- **WHAT IS BEING ASKED**
Every line below is to be copied exactly, with the pictures left out.

- **RAW DATA**
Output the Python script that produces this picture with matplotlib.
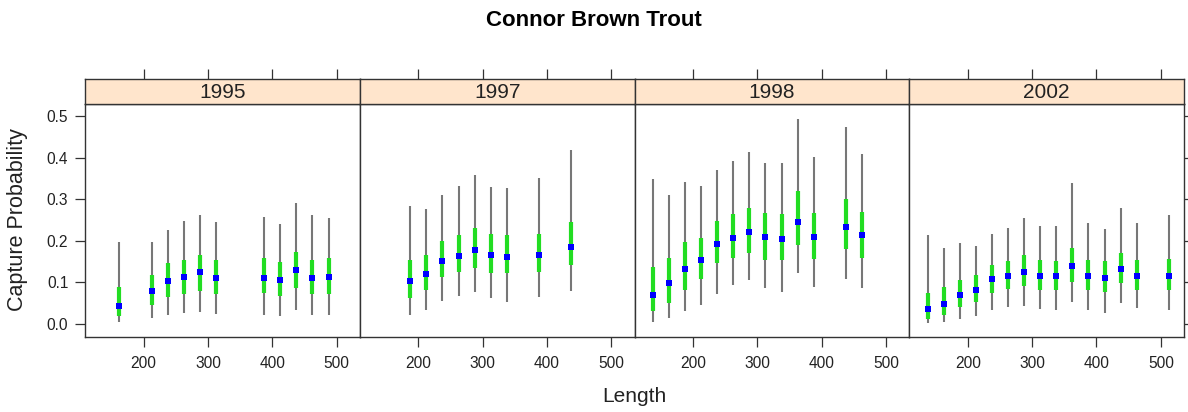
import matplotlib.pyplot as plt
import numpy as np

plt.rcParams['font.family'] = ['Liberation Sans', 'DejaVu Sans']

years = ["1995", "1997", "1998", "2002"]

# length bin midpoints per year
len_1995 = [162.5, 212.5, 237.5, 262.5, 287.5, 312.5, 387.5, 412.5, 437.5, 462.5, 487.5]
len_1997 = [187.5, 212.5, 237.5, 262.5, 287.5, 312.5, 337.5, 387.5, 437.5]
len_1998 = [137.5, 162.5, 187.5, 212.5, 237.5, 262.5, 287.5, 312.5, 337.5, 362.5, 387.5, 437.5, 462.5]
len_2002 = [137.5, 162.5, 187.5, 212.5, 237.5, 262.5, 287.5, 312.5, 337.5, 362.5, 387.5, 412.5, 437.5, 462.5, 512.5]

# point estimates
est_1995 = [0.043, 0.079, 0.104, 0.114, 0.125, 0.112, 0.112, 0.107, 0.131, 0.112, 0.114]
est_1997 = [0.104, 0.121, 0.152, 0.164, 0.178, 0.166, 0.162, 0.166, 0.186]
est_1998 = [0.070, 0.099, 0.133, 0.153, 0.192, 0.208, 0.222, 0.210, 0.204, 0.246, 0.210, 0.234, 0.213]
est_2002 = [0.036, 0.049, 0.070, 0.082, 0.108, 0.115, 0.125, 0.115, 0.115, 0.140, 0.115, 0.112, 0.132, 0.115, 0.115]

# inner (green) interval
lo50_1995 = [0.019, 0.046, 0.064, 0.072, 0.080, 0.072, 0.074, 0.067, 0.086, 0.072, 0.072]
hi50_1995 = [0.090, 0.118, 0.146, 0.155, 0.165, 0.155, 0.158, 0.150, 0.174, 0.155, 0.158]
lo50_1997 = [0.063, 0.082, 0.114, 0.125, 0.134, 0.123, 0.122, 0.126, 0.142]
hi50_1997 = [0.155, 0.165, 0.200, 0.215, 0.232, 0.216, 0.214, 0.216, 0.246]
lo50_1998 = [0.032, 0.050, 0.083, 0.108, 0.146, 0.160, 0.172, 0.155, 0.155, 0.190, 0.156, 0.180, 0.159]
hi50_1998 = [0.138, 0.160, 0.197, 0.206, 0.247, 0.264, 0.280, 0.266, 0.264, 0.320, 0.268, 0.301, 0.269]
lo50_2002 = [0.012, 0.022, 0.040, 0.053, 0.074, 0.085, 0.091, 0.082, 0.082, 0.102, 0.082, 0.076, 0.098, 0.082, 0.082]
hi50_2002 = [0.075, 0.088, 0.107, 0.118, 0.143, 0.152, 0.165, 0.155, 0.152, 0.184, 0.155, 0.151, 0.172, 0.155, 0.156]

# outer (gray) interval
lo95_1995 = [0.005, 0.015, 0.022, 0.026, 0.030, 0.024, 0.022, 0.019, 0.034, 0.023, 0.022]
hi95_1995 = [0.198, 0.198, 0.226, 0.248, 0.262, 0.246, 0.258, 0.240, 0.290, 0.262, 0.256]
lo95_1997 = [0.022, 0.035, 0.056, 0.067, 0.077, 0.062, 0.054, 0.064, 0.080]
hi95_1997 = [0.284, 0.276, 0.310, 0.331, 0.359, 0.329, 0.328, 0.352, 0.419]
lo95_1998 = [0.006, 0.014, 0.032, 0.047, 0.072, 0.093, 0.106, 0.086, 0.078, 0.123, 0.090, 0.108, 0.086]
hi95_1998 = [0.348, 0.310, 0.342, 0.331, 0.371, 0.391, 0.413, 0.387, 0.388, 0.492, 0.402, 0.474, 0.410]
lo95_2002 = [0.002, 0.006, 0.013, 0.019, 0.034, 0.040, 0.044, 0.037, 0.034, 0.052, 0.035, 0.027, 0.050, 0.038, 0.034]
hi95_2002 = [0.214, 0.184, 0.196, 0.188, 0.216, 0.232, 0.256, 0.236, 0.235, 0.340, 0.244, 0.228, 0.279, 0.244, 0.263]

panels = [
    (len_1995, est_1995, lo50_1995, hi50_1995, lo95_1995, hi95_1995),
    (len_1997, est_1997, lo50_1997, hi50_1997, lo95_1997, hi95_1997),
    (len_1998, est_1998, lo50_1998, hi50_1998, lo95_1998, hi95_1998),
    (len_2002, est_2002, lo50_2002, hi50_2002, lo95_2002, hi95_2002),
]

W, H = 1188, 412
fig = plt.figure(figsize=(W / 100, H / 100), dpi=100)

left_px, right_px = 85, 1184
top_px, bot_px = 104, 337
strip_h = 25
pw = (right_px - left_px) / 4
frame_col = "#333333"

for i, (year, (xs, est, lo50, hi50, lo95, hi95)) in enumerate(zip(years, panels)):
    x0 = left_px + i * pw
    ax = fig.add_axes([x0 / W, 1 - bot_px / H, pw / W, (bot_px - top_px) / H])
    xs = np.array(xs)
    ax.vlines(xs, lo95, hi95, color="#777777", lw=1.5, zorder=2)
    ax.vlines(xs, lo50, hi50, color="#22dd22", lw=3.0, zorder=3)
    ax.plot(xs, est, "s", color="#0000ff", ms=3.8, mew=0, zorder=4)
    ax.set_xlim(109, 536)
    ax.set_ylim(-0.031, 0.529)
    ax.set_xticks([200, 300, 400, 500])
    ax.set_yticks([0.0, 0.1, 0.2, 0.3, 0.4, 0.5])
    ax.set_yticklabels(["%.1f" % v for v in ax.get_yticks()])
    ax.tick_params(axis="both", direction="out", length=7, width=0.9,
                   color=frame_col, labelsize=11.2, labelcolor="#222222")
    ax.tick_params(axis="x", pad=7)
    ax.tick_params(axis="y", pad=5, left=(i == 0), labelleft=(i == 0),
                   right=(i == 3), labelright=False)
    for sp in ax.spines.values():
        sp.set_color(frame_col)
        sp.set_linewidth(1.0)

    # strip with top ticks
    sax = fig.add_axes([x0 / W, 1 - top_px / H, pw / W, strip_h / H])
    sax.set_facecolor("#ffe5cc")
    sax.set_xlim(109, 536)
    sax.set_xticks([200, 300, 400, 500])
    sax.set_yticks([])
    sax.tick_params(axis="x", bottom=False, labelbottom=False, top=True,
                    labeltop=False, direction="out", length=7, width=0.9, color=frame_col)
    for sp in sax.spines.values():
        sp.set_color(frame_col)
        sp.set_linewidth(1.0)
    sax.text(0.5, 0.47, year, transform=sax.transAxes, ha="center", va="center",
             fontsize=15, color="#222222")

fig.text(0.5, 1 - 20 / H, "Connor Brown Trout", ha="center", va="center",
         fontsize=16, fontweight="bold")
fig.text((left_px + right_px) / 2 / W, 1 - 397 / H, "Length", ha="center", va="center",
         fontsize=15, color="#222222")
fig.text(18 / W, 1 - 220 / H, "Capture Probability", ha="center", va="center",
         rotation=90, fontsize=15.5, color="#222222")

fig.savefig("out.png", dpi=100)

- **ANSWER TO THIS EXERCISE**
Output the Python script that produces this picture with matplotlib.
import matplotlib.pyplot as plt
import numpy as np

plt.rcParams['font.family'] = ['Liberation Sans', 'DejaVu Sans']

years = ["1995", "1997", "1998", "2002"]

# length bin midpoints per year
len_1995 = [162.5, 212.5, 237.5, 262.5, 287.5, 312.5, 387.5, 412.5, 437.5, 462.5, 487.5]
len_1997 = [187.5, 212.5, 237.5, 262.5, 287.5, 312.5, 337.5, 387.5, 437.5]
len_1998 = [137.5, 162.5, 187.5, 212.5, 237.5, 262.5, 287.5, 312.5, 337.5, 362.5, 387.5, 437.5, 462.5]
len_2002 = [137.5, 162.5, 187.5, 212.5, 237.5, 262.5, 287.5, 312.5, 337.5, 362.5, 387.5, 412.5, 437.5, 462.5, 512.5]

# point estimates
est_1995 = [0.043, 0.079, 0.104, 0.114, 0.125, 0.112, 0.112, 0.107, 0.131, 0.112, 0.114]
est_1997 = [0.104, 0.121, 0.152, 0.164, 0.178, 0.166, 0.162, 0.166, 0.186]
est_1998 = [0.070, 0.099, 0.133, 0.153, 0.192, 0.208, 0.222, 0.210, 0.204, 0.246, 0.210, 0.234, 0.213]
est_2002 = [0.036, 0.049, 0.070, 0.082, 0.108, 0.115, 0.125, 0.115, 0.115, 0.140, 0.115, 0.112, 0.132, 0.115, 0.115]

# inner (green) interval
lo50_1995 = [0.019, 0.046, 0.064, 0.072, 0.080, 0.072, 0.074, 0.067, 0.086, 0.072, 0.072]
hi50_1995 = [0.090, 0.118, 0.146, 0.155, 0.165, 0.155, 0.158, 0.150, 0.174, 0.155, 0.158]
lo50_1997 = [0.063, 0.082, 0.114, 0.125, 0.134, 0.123, 0.122, 0.126, 0.142]
hi50_1997 = [0.155, 0.165, 0.200, 0.215, 0.232, 0.216, 0.214, 0.216, 0.246]
lo50_1998 = [0.032, 0.050, 0.083, 0.108, 0.146, 0.160, 0.172, 0.155, 0.155, 0.190, 0.156, 0.180, 0.159]
hi50_1998 = [0.138, 0.160, 0.197, 0.206, 0.247, 0.264, 0.280, 0.266, 0.264, 0.320, 0.268, 0.301, 0.269]
lo50_2002 = [0.012, 0.022, 0.040, 0.053, 0.074, 0.085, 0.091, 0.082, 0.082, 0.102, 0.082, 0.076, 0.098, 0.082, 0.082]
hi50_2002 = [0.075, 0.088, 0.107, 0.118, 0.143, 0.152, 0.165, 0.155, 0.152, 0.184, 0.155, 0.151, 0.172, 0.155, 0.156]

# outer (gray) interval
lo95_1995 = [0.005, 0.015, 0.022, 0.026, 0.030, 0.024, 0.022, 0.019, 0.034, 0.023, 0.022]
hi95_1995 = [0.198, 0.198, 0.226, 0.248, 0.262, 0.246, 0.258, 0.240, 0.290, 0.262, 0.256]
lo95_1997 = [0.022, 0.035, 0.056, 0.067, 0.077, 0.062, 0.054, 0.064, 0.080]
hi95_1997 = [0.284, 0.276, 0.310, 0.331, 0.359, 0.329, 0.328, 0.352, 0.419]
lo95_1998 = [0.006, 0.014, 0.032, 0.047, 0.072, 0.093, 0.106, 0.086, 0.078, 0.123, 0.090, 0.108, 0.086]
hi95_1998 = [0.348, 0.310, 0.342, 0.331, 0.371, 0.391, 0.413, 0.387, 0.388, 0.492, 0.402, 0.474, 0.410]
lo95_2002 = [0.002, 0.006, 0.013, 0.019, 0.034, 0.040, 0.044, 0.037, 0.034, 0.052, 0.035, 0.027, 0.050, 0.038, 0.034]
hi95_2002 = [0.214, 0.184, 0.196, 0.188, 0.216, 0.232, 0.256, 0.236, 0.235, 0.340, 0.244, 0.228, 0.279, 0.244, 0.263]

panels = [
    (len_1995, est_1995, lo50_1995, hi50_1995, lo95_1995, hi95_1995),
    (len_1997, est_1997, lo50_1997, hi50_1997, lo95_1997, hi95_1997),
    (len_1998, est_1998, lo50_1998, hi50_1998, lo95_1998, hi95_1998),
    (len_2002, est_2002, lo50_2002, hi50_2002, lo95_2002, hi95_2002),
]

W, H = 1188, 412
fig = plt.figure(figsize=(W / 100, H / 100), dpi=100)

left_px, right_px = 85, 1184
top_px, bot_px = 104, 337
strip_h = 25
pw = (right_px - left_px) / 4
frame_col = "#333333"

for i, (year, (xs, est, lo50, hi50, lo95, hi95)) in enumerate(zip(years, panels)):
    x0 = left_px + i * pw
    ax = fig.add_axes([x0 / W, 1 - bot_px / H, pw / W, (bot_px - top_px) / H])
    xs = np.array(xs)
    ax.vlines(xs, lo95, hi95, color="#777777", lw=1.5, zorder=2)
    ax.vlines(xs, lo50, hi50, color="#22dd22", lw=3.0, zorder=3)
    ax.plot(xs, est, "s", color="#0000ff", ms=3.8, mew=0, zorder=4)
    ax.set_xlim(109, 536)
    ax.set_ylim(-0.031, 0.529)
    ax.set_xticks([200, 300, 400, 500])
    ax.set_yticks([0.0, 0.1, 0.2, 0.3, 0.4, 0.5])
    ax.set_yticklabels(["%.1f" % v for v in ax.get_yticks()])
    ax.tick_params(axis="both", direction="out", length=7, width=0.9,
                   color=frame_col, labelsize=11.2, labelcolor="#222222")
    ax.tick_params(axis="x", pad=7)
    ax.tick_params(axis="y", pad=5, left=(i == 0), labelleft=(i == 0),
                   right=(i == 3), labelright=False)
    for sp in ax.spines.values():
        sp.set_color(frame_col)
        sp.set_linewidth(1.0)

    # strip with top ticks
    sax = fig.add_axes([x0 / W, 1 - top_px / H, pw / W, strip_h / H])
    sax.set_facecolor("#ffe5cc")
    sax.set_xlim(109, 536)
    sax.set_xticks([200, 300, 400, 500])
    sax.set_yticks([])
    sax.tick_params(axis="x", bottom=False, labelbottom=False, top=True,
                    labeltop=False, direction="out", length=7, width=0.9, color=frame_col)
    for sp in sax.spines.values():
        sp.set_color(frame_col)
        sp.set_linewidth(1.0)
    sax.text(0.5, 0.47, year, transform=sax.transAxes, ha="center", va="center",
             fontsize=15, color="#222222")

fig.text(0.5, 1 - 20 / H, "Connor Brown Trout", ha="center", va="center",
         fontsize=16, fontweight="bold")
fig.text((left_px + right_px) / 2 / W, 1 - 397 / H, "Length", ha="center", va="center",
         fontsize=15, color="#222222")
fig.text(18 / W, 1 - 220 / H, "Capture Probability", ha="center", va="center",
         rotation=90, fontsize=15.5, color="#222222")

fig.savefig("out.png", dpi=100)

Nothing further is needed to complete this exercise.